# PROBLEM TO SOLVE
Repeat the records below exactly, from the first line through the line containing "from bokeh.resources import INLINE", and leave out any pictures.

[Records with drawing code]
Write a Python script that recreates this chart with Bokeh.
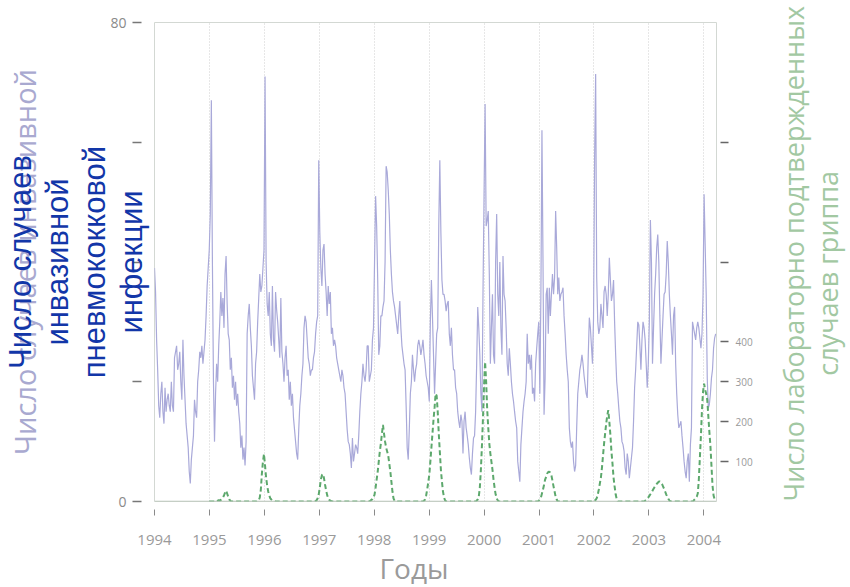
import math
from bokeh.plotting import figure
from bokeh.models import Range1d, LinearAxis, FixedTicker, Span, Title
from bokeh.embed import file_html
from bokeh.resources import INLINE

# ---------------- data ----------------
first_year = 1994
weeks_per_year = 365.25 / 7
year_ticks = list(range(1994, 2005))
case_ticks = [0, 20, 40, 60, 80]
case_tick_labels = {0: "0", 20: "", 40: "", 60: "", 80: "80"}
flu_ticks = [100, 200, 300, 400, 600, 900]
flu_tick_labels = {100: "100", 200: "200", 300: "300", 400: "400", 600: "", 900: ""}

# weekly number of invasive pneumococcal cases, from the first week of 1994
weekly_cases = [
    39, 35, 27, 22, 16, 14, 18, 20, 15, 13, 19, 15, 17, 18, 16, 15, 20, 16, 15, 24,
    25, 26, 22, 23, 25, 20, 17, 27, 21, 17, 13, 11, 9, 5, 3, 7, 9, 11, 17, 15,
    14, 20, 22, 25, 24, 26, 23, 25, 27, 31, 36, 39, 42,
    48, 67, 40, 20, 10,
    18, 23, 20, 26, 30, 35, 31, 34, 29, 38, 41, 33, 28, 27, 22, 24, 19, 21, 17, 20, 16, 18,
    15, 13, 9, 11, 7, 9, 6, 10,
    28, 31, 33, 29, 26, 21, 19, 17, 23, 25, 30, 34, 38, 35, 36, 39, 42,
    71, 40, 33, 31, 35, 28, 26, 36, 27, 25, 35, 32, 30, 27, 24, 34, 25,
    23, 20, 24, 26, 21, 22, 17, 20, 16, 18,
    14, 12, 10, 8, 7, 12, 16, 18, 21, 23, 29, 31, 30, 27, 24, 23, 21, 22, 22, 24, 25, 28, 30, 31, 57,
    45, 39, 36, 42, 43, 38, 35, 31, 36, 33, 35, 28, 29, 26, 27, 26, 24, 23, 22, 21, 20, 22, 21,
    19, 18, 15, 12, 10, 9.5, 8, 5.6, 10.6, 6.7,
    8, 9.5, 9, 8, 11, 15, 18, 20, 23, 21,
    20, 22, 26, 26, 20, 21, 22, 27, 29, 40,
    51, 46, 37, 24.5, 26, 31, 31, 32.5, 33.5, 40,
    56, 55, 52, 48, 42, 38, 35, 33.5, 32.5, 31,
    29.5, 28, 31, 33.5, 29, 26, 24.5, 23, 22, 16,
    9, 7, 12, 18, 20, 24.5, 22, 20, 22, 23,
    26, 27, 26, 24.5, 25.6, 27, 24.5, 23, 21, 20,
    19, 16.7,
    30, 37, 31, 24.5, 18, 23, 28, 29, 46, 57,
    45, 37, 34.6, 34.6, 33.5, 31.8, 33, 33.5, 28, 26,
    29, 24.5, 22, 22, 19, 18, 15, 13.4, 12.3, 14.5,
    13.4, 8, 13.4, 15, 12.3, 11, 9.5, 7.3, 5.6, 4.5,
    8, 10.6, 11, 15, 23, 32.5, 29, 24.5, 18, 15,
    34.6, 51, 66.4, 46, 47, 48.5, 38, 23, 29, 34.6,
    24.5, 23, 40, 48, 34.6, 31, 40, 29, 24.5, 41,
    34.6, 33.5, 29, 23, 21, 25.6, 23, 20, 18, 16.7,
    15, 13.4, 12.3, 6.7, 5, 3.3, 9.5, 12.3, 15, 16.7,
    18, 20, 28, 23, 24.5, 22, 24.5, 18,
    19, 16.7, 23, 25.6, 28, 30, 18, 34.6, 62, 40,
    14.5, 20.6, 34.6, 35.7, 28, 35.7, 31, 34.6, 38, 34.6,
    37.4, 48.5, 42.4, 34.6, 37.4, 33.5, 34.6, 35, 35.7, 31,
    28, 24.5, 22, 20, 12.3, 10, 9, 10, 6.7, 5,
    6, 12.3, 18, 20, 22, 23, 24.5, 23, 21, 19.5,
    18, 17.3, 24.5, 30.7, 29, 26, 23, 30.7, 57, 71.4,
    37.4, 30, 28, 29, 33, 31, 29, 35, 36, 34.6,
    31, 34.6, 40.7, 37, 33.5, 34.6, 37, 30, 24.5, 20,
    18, 15.6, 13.4, 12.3, 10, 9.5, 8.4, 5.6, 4.5, 8,
    6.7, 3.9, 5.6, 7.3, 9, 13.4, 19, 22, 26, 30,
    29.5, 26, 22, 27, 30, 29, 27, 23, 19, 23,
    30, 47, 40, 23, 29, 34.6, 38, 42.4, 44.6, 40,
    31, 23, 27, 31, 34.6, 35, 38, 43.5, 40, 34.6,
    31, 28, 24.5, 31, 32.5, 23, 18, 14.5, 12.3, 12.8,
    13.4, 11, 9, 6.7, 5, 3.9, 6.7, 8, 3.3, 9.5,
    12.3, 30, 29, 28, 27, 29, 30, 29, 27.3, 25.6,
    28, 34.6, 51.3, 43, 34.6, 20.6, 15.6, 16.2, 18, 20.6,
    22, 25.6, 27.3, 28,
]

# weekly laboratory-confirmed influenza cases (zero outside the seasons listed)
flu_first_week = 52
flu_season_start_weeks = [60, 98, 153, 205, 256, 306, 365, 418, 466, 512]
flu_season_values = [
    [2, 3, 2, 4, 6, 10, 15, 22, 27, 20, 12, 5, 2],
    [1, 3, 10, 30, 70, 100, 119, 90, 60, 40, 25, 15, 8, 5, 3, 2, 1],
    [1, 3, 8, 18, 35, 55, 66, 69, 58, 42, 28, 16, 8, 4, 2, 1],
    [2, 4, 6, 10, 17, 35, 55, 75, 100, 125, 145, 170, 192, 170, 150, 135, 125, 115, 95, 75, 50, 25, 8, 2],
    [2, 5, 15, 30, 48, 67, 100, 135, 170, 205, 235, 270, 265, 225, 170, 125, 80, 50, 25, 10, 3],
    [2, 5, 12, 35, 80, 140, 210, 290, 350, 300, 230, 185, 145, 120, 100, 80, 55, 35, 18, 8, 3],
    [2, 5, 10, 20, 30, 42, 55, 62, 70, 74, 75, 72, 65, 52, 38, 25, 12, 5],
    [2, 4, 8, 17, 30, 45, 60, 85, 115, 145, 170, 195, 215, 229, 200, 167, 125, 95, 60, 38, 18, 6],
    [2, 4, 7, 10, 14, 18, 22, 27, 32, 36, 40, 44, 47, 50, 50, 48, 44, 38, 32, 25, 18, 12, 7, 3],
    [2, 5, 8, 12, 20, 55, 110, 165, 230, 275, 295, 280, 270, 255, 215, 175, 140, 90, 40, 15, 5, 2],
]

left_title_grey = "Число случаев инвазивной"
left_title_blue = "Число случаев\nинвазивной\nпневмококковой\nинфекции"
right_title_line1 = "Число лабораторно подтвержденных"
right_title_line2 = "случаев гриппа"
x_title = "Годы"

# ---------------- build ----------------
case_x = [first_year + i / weeks_per_year for i in range(len(weekly_cases))]
flu_counts = [0.0] * (len(weekly_cases) - flu_first_week)
for start, vals in zip(flu_season_start_weeks, flu_season_values):
    for k, v in enumerate(vals):
        flu_counts[start - flu_first_week + k] = v
flu_x = [first_year + (flu_first_week + i) / weeks_per_year for i in range(len(flu_counts))]

p = figure(width=850, height=587, output_backend="svg", toolbar_location=None,
           x_range=Range1d(1994.0, 2004.23), y_range=Range1d(0, 80),
           min_border_left=154, min_border_right=134, min_border_top=22, min_border_bottom=86,
           background_fill_color="white", border_fill_color="white")
p.outline_line_color = "#d3d8d3"
p.outline_line_width = 1

# x axis
xa = p.xaxis[0]
xa.ticker = FixedTicker(ticks=year_ticks)
xa.axis_line_color = None
xa.major_tick_in = -8
xa.major_tick_out = 14
xa.major_tick_line_color = "#8a8a8a"
xa.major_tick_line_width = 1
xa.minor_tick_line_color = None
xa.major_label_standoff = 19
xa.major_label_text_font = "Open Sans"
xa.major_label_text_font_size = "15px"
xa.major_label_text_color = "#9a9a9a"

# left axis (cases) with the blue title as its label
ya = p.yaxis[0]
ya.ticker = FixedTicker(ticks=case_ticks)
ya.major_label_overrides = case_tick_labels
ya.axis_line_color = None
ya.major_tick_in = -13
ya.major_tick_out = 22
ya.major_tick_line_color = "#777777"
ya.major_tick_line_width = 1.3
ya.minor_tick_line_color = None
ya.major_label_standoff = 6
ya.major_label_text_font = "Open Sans"
ya.major_label_text_font_size = "14px"
ya.major_label_text_color = "#8a8a8a"
ya.axis_label = left_title_blue
ya.axis_label_standoff = -42
ya.axis_label_text_font = "Liberation Sans"
ya.axis_label_text_font_size = "31px"
ya.axis_label_text_font_style = "normal"
ya.axis_label_text_color = "#1236a8"
ya.axis_label_text_align = "center"
ya.axis_label_text_line_height = 1.057
ya.level = "overlay"

# grey (original) left title, drawn underneath the blue one
ga = LinearAxis(ticker=FixedTicker(ticks=[]), axis_line_color=None,
                major_tick_line_color=None, minor_tick_line_color=None,
                major_tick_in=0, major_tick_out=0, minor_tick_in=0, minor_tick_out=0,
                major_label_standoff=0,
                axis_label=left_title_grey, axis_label_standoff=-43,
                axis_label_text_font="Open Sans", axis_label_text_font_size="29px",
                axis_label_text_font_style="normal", axis_label_text_color="#a9a9d0")
p.add_layout(ga, "left")

# right axis (influenza)
p.extra_y_ranges = {"flu": Range1d(0, 1200)}
ra = LinearAxis(y_range_name="flu", ticker=FixedTicker(ticks=flu_ticks),
                major_label_overrides=flu_tick_labels)
ra.axis_line_color = None
ra.major_tick_in = -4
ra.major_tick_out = 12
ra.major_tick_line_color = "#666666"
ra.major_tick_line_width = 1.5
ra.minor_tick_line_color = None
ra.major_label_standoff = 7
ra.major_label_text_font = "Open Sans"
ra.major_label_text_font_size = "10px"
ra.major_label_text_color = "#999999"
p.add_layout(ra, "right")

# right title: two rotated lines, each starting at a chosen height
def title_axis(tick, text, standoff, shrink=None):
    ax = LinearAxis(ticker=FixedTicker(ticks=[tick]), major_label_overrides={tick: text},
                    axis_line_color=None, major_tick_line_color=None, minor_tick_line_color=None,
                    major_tick_in=0, major_tick_out=0, minor_tick_in=0, minor_tick_out=0,
                    major_label_standoff=standoff, major_label_orientation=math.pi / 2,
                    major_label_text_font="Open Sans", major_label_text_font_size="27px",
                    major_label_text_color="#a2c8a2")
    if shrink is not None:
        ax.axis_label = "\u00a0"
        ax.axis_label_standoff = shrink
        ax.axis_label_text_font_size = "8px"
        ax.axis_label_text_color = "white"
    return ax

p.add_layout(title_axis(0, right_title_line1, 38), "right")
p.add_layout(title_axis(21, right_title_line2, -6, shrink=-80), "right")

# x title
p.add_layout(Title(text=x_title, align="left", offset=225, standoff=-1,
                   text_font="Open Sans", text_font_size="28px",
                   text_font_style="normal", text_color="#9a9a9a"), "below")

# grids
p.ygrid.visible = False
p.xgrid.ticker = FixedTicker(ticks=year_ticks[1:])
p.xgrid.grid_line_color = "#cfcfcf"
p.xgrid.grid_line_dash = "1 2"
p.xgrid.grid_line_width = 1

# series
p.line(case_x, weekly_cases, line_color="#a9a9d9", line_width=1.2)
p.add_layout(Span(location=0, dimension="width", line_color="#b7c3b7", line_width=1.5))
p.line(flu_x, flu_counts, y_range_name="flu", line_color="#5ca86c", line_width=2, line_dash="5 3")

open("out.html", "w").write(file_html(p, INLINE))
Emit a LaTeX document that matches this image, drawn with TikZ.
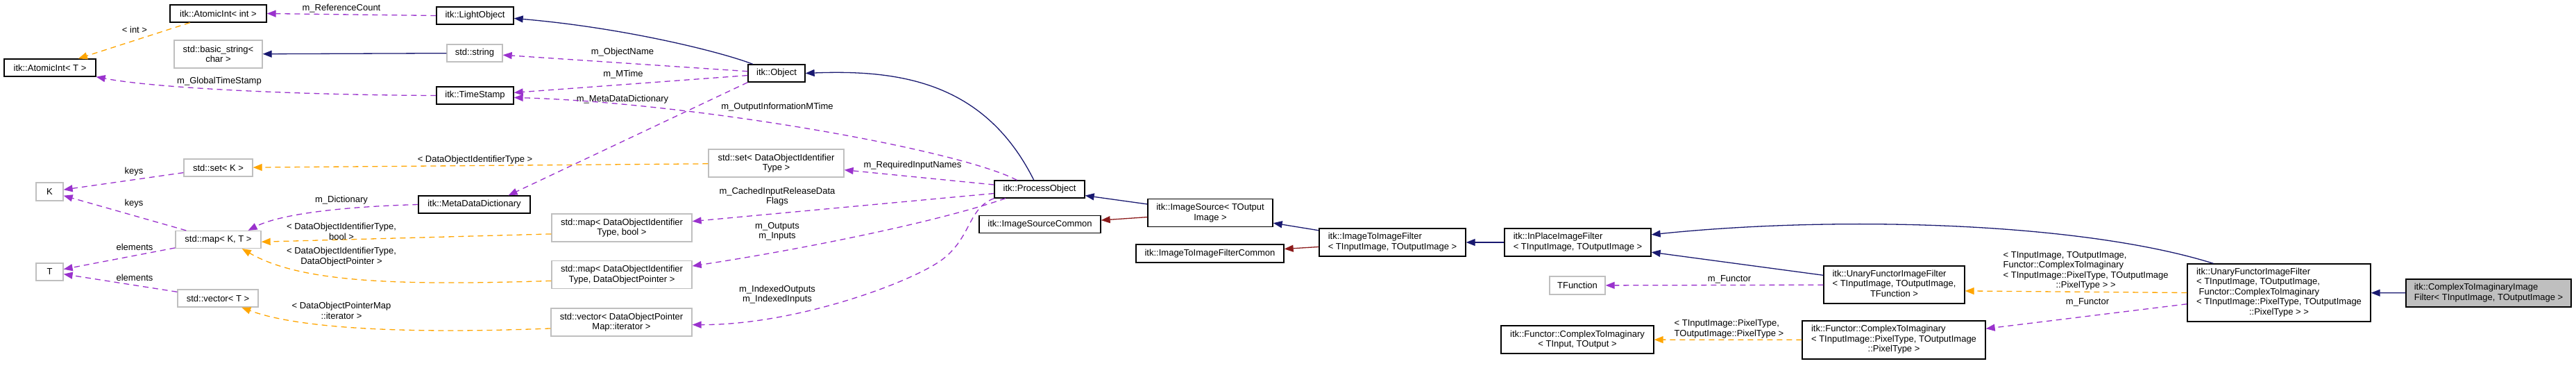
\documentclass[tikz,border=0pt]{standalone}
\usepackage{fontspec}
\setmainfont{Liberation Sans}
\usepackage{tikz}
\usetikzlibrary{arrows.meta}
\definecolor{edgeblue}{HTML}{191970}
\definecolor{edgered}{HTML}{8B1A1A}
\definecolor{edgepurple}{HTML}{9A32CD}
\definecolor{edgeorange}{HTML}{FFA500}
\definecolor{boxgrey}{HTML}{BFBFBF}
\newcommand{\ltab}[1]{\begin{tabular}{@{}l@{}}#1\end{tabular}}
\newcommand{\cenrow}[1]{\multicolumn{1}{@{}c@{}}{#1}}

\begin{document}
\begin{tikzpicture}[x=1pt,y=-1pt,font=\fontsize{13}{14.5}\selectfont,
  cls/.style={draw=black,line width=1.3pt,fill=white,inner sep=0pt},
  ext/.style={cls,draw=boxgrey},
  focus/.style={cls,fill=boxgrey},
  lbl/.style={inner sep=0pt,align=center},
  headtip/.style={-{Triangle[length=13pt,width=10pt]}},
  inh/.style={headtip,draw=edgeblue,line width=1.3pt},
  privinh/.style={inh,draw=edgered},
  member/.style={headtip,draw=edgepurple,line width=1.3pt,dash pattern=on 8pt off 6pt},
  tmpl/.style={member,draw=edgeorange}]
  \useasboundingbox (0,0) rectangle (3712,527);

  % left column
  \node[cls,minimum width=139,minimum height=25] (AtomIntInt) at (314.5,19.5) {itk::AtomicInt< int >};
  \node[cls,minimum width=132,minimum height=25] (AtomIntT) at (72,97.5) {itk::AtomicInt< T >};
  \node[ext,minimum width=127,minimum height=40,align=center] (BasicStr) at (314.5,78) {std::basic\_string<\\char >};
  \node[ext,minimum width=39,minimum height=26] (KNode) at (71.5,276) {K};
  \node[ext,minimum width=39,minimum height=25] (TNode) at (71.5,391.5) {T};
  \node[ext,minimum width=99,minimum height=25] (SetK) at (314.5,241.5) {std::set< K >};
  \node[ext,minimum width=123,minimum height=25] (MapKT) at (314.5,345) {std::map< K, T >};
  \node[ext,minimum width=116,minimum height=25] (VecT) at (314,429.5) {std::vector< T >};

  \node[cls,minimum width=111,minimum height=25] (LightObj) at (684.5,22.5) {itk::LightObject};
  \node[ext,minimum width=80,minimum height=25] (StdStr) at (684,76.5) {std::string};
  \node[cls,minimum width=111,minimum height=25] (TimeSt) at (684.5,137.5) {itk::TimeStamp};
  \node[cls,minimum width=161,minimum height=25] (MetaDict) at (683.5,294.5) {itk::MetaDataDictionary};

  % middle
  \node[cls,minimum width=82,minimum height=25] (Obj) at (1119,105.5) {itk::Object};
  \node[ext,minimum width=195,minimum height=40,align=center] (SetDOI) at (1118.5,235) {std::set< DataObjectIdentifier\\Type >};
  \node[ext,minimum width=202,minimum height=40,align=center] (MapBool) at (896,328) {std::map< DataObjectIdentifier\\Type, bool >};
  \node[ext,minimum width=202,minimum height=40,align=center] (MapPtr) at (896,395.5) {std::map< DataObjectIdentifier\\Type, DataObjectPointer >};
  \node[ext,minimum width=203,minimum height=40,align=center] (VecIt) at (895.5,464) {std::vector< DataObjectPointer\\Map::iterator >};
  \node[cls,minimum width=130,minimum height=25] (ProcObj) at (1498,272.5) {itk::ProcessObject};
  \node[cls,minimum width=175,minimum height=25] (ISCommon) at (1498.5,323) {itk::ImageSourceCommon};
  \node[cls,minimum width=180,minimum height=40,align=center] (ImgSrc) at (1744,306.5) {itk::ImageSource< TOutput\\Image >};
  \node[cls,minimum width=213,minimum height=26] (ITIFCommon) at (1743.5,365) {itk::ImageToImageFilterCommon};

  % right part
  \node[cls,minimum width=211,minimum height=40] (ITIF) at (2006.5,349) {\ltab{itk::ImageToImageFilter\\< TInputImage, TOutputImage >}};
  \node[cls,minimum width=211,minimum height=40] (InPlace) at (2273.5,349) {\ltab{itk::InPlaceImageFilter\\< TInputImage, TOutputImage >}};
  \node[ext,minimum width=80,minimum height=26] (TFunc) at (2273,411) {TFunction};
  \node[cls,minimum width=220,minimum height=40,align=center] (FunctorTIO) at (2273,489) {itk::Functor::ComplexToImaginary\\< TInput, TOutput >};
  \node[cls,minimum width=203,minimum height=54] (UnaryTF) at (2729.5,410) {\ltab{itk::UnaryFunctorImageFilter\\< TInputImage, TOutputImage,\\\cenrow{TFunction >}}};
  \node[cls,minimum width=264,minimum height=55] (FunctorPix) at (2729,489.5) {\ltab{itk::Functor::ComplexToImaginary\\< TInputImage::PixelType, TOutputImage\\\cenrow{::PixelType >}}};
  \node[cls,minimum width=264,minimum height=83] (BigUnary) at (3284,421.5) {\ltab{itk::UnaryFunctorImageFilter\\< TInputImage, TOutputImage,\\\ Functor::ComplexToImaginary\\< TInputImage::PixelType, TOutputImage\\\cenrow{::PixelType > >}}};
  \node[focus,minimum width=238,minimum height=40] (Focus) at (3586,422) {\ltab{itk::ComplexToImaginaryImage\\Filter< TInputImage, TOutputImage >}};

  % inheritance
  \draw[inh] (StdStr) -- (BasicStr);
  \draw[inh] (Obj.159) .. controls (1040,75) and (900,40) .. (LightObj.-4);
  \draw[inh] (ProcObj.122) .. controls (1420,120) and (1300,100) .. (Obj.east);
  \draw[inh] (ImgSrc) -- (ProcObj);
  \draw[privinh] (ImgSrc) -- (ISCommon);
  \draw[inh] (ITIF) -- (ImgSrc);
  \draw[privinh] (ITIF) -- (ITIFCommon);
  \draw[inh] (InPlace) -- (ITIF);
  \draw[inh] (BigUnary.156) .. controls (3000,320) and (2650,310) .. (InPlace.6);
  \draw[inh] (UnaryTF) -- (InPlace);
  \draw[inh] (Focus) -- (BigUnary);

  % members and templates
  \draw[member] (LightObj.west) -- (AtomIntInt.east) node[lbl] (tRef) at (492,12) {m\_ReferenceCount};
  \draw[tmpl] (AtomIntInt) -- (AtomIntT) node[lbl] (tInt) at (194,43) {< int >};
  \draw[member] (TimeSt.west) .. controls (450,137) and (230,128) .. (AtomIntT.south east) node[lbl] (tGlob) at (316,117) {m\_GlobalTimeStamp};
  \draw[member] (Obj) -- (StdStr) node[lbl] (tName) at (897,75) {m\_ObjectName};
  \draw[member] (Obj) -- (TimeSt) node[lbl] (tMTime) at (898,107) {m\_MTime};
  \draw[member] (Obj.south west) -- (MetaDict.15) node[lbl] (tMeta) at (897,143) {m\_MetaDataDictionary};
  \draw[member] (ProcObj.158) .. controls (1380,215) and (1000,148) .. (TimeSt.-3) node[lbl] (tOutInfo) at (1120,154) {m\_OutputInformationMTime};
  \draw[member] (ProcObj) -- (SetDOI) node[lbl] (tReq) at (1315,238) {m\_RequiredInputNames};
  \draw[member] (ProcObj) -- (MapBool) node[lbl] (tCache) at (1120,283) {m\_CachedInputReleaseData\\Flags};
  \draw[member] (ProcObj.195) .. controls (1350,320) and (1150,360) .. (MapPtr.7) node[lbl] (tOut) at (1120,333.5) {m\_Outputs\\m\_Inputs};
  \draw[member] (ProcObj.south west) .. controls (1395,300) and (1400,340) .. (1360,372)
    .. controls (1320,404) and (1150,468) .. (VecIt.-2) node[lbl] (tIdx) at (1120,424) {m\_IndexedOutputs\\m\_IndexedInputs};
  \draw[member] (MetaDict.west) .. controls (480,298) and (400,310) .. (MapKT.17) node[lbl] (tDict) at (492,288) {m\_Dictionary};
  \draw[tmpl] (SetDOI) -- (SetK) node[lbl] (tDOI) at (684.5,230) {< DataObjectIdentifierType >};
  \draw[tmpl] (MapBool.185) -- (MapKT.-3) node[lbl] (tBool) at (492,333.5) {< DataObjectIdentifierType,\\bool >};
  \draw[tmpl] (MapPtr.185) .. controls (560,412) and (430,405) .. (MapKT.-21) node[lbl] (tPtr) at (492,369.5) {< DataObjectIdentifierType,\\DataObjectPointer >};
  \draw[tmpl] (VecIt.185) .. controls (560,482) and (420,470) .. (VecT.-21) node[lbl] (tIt) at (492,447.5) {< DataObjectPointerMap\\::iterator >};
  \draw[member] (SetK) -- (KNode) node[lbl] (tKeysA) at (193,247) {keys};
  \draw[member] (MapKT) -- (KNode) node[lbl] (tKeysB) at (193,293) {keys};
  \draw[member] (MapKT) -- (TNode) node[lbl] (tElA) at (194,356) {elements};
  \draw[member] (VecT) -- (TNode) node[lbl] (tElB) at (194,400) {elements};
  \draw[member] (UnaryTF) -- (TFunc) node[lbl] (tFunA) at (2492,402) {m\_Functor};
  \draw[tmpl] (BigUnary.west) -- (UnaryTF.-5) node[lbl,anchor=west] (tBig) at (2886,390)
    {\ltab{< TInputImage, TOutputImage,\\Functor::ComplexToImaginary\\< TInputImage::PixelType, TOutputImage\\\cenrow{::PixelType > >}}};
  \draw[member] (BigUnary) -- (FunctorPix) node[lbl] (tFunB) at (3008,435) {m\_Functor};
  \draw[tmpl] (FunctorPix) -- (FunctorTIO) node[lbl,anchor=west] (tPix) at (2412,474) {\ltab{< TInputImage::PixelType,\\TOutputImage::PixelType >}};
\end{tikzpicture}
\end{document}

# EXERCISE ANSWER
Write a Python script that recreates this chart with Bokeh.
import math
from bokeh.plotting import figure
from bokeh.models import Range1d, LinearAxis, FixedTicker, Span, Title
from bokeh.embed import file_html
from bokeh.resources import INLINE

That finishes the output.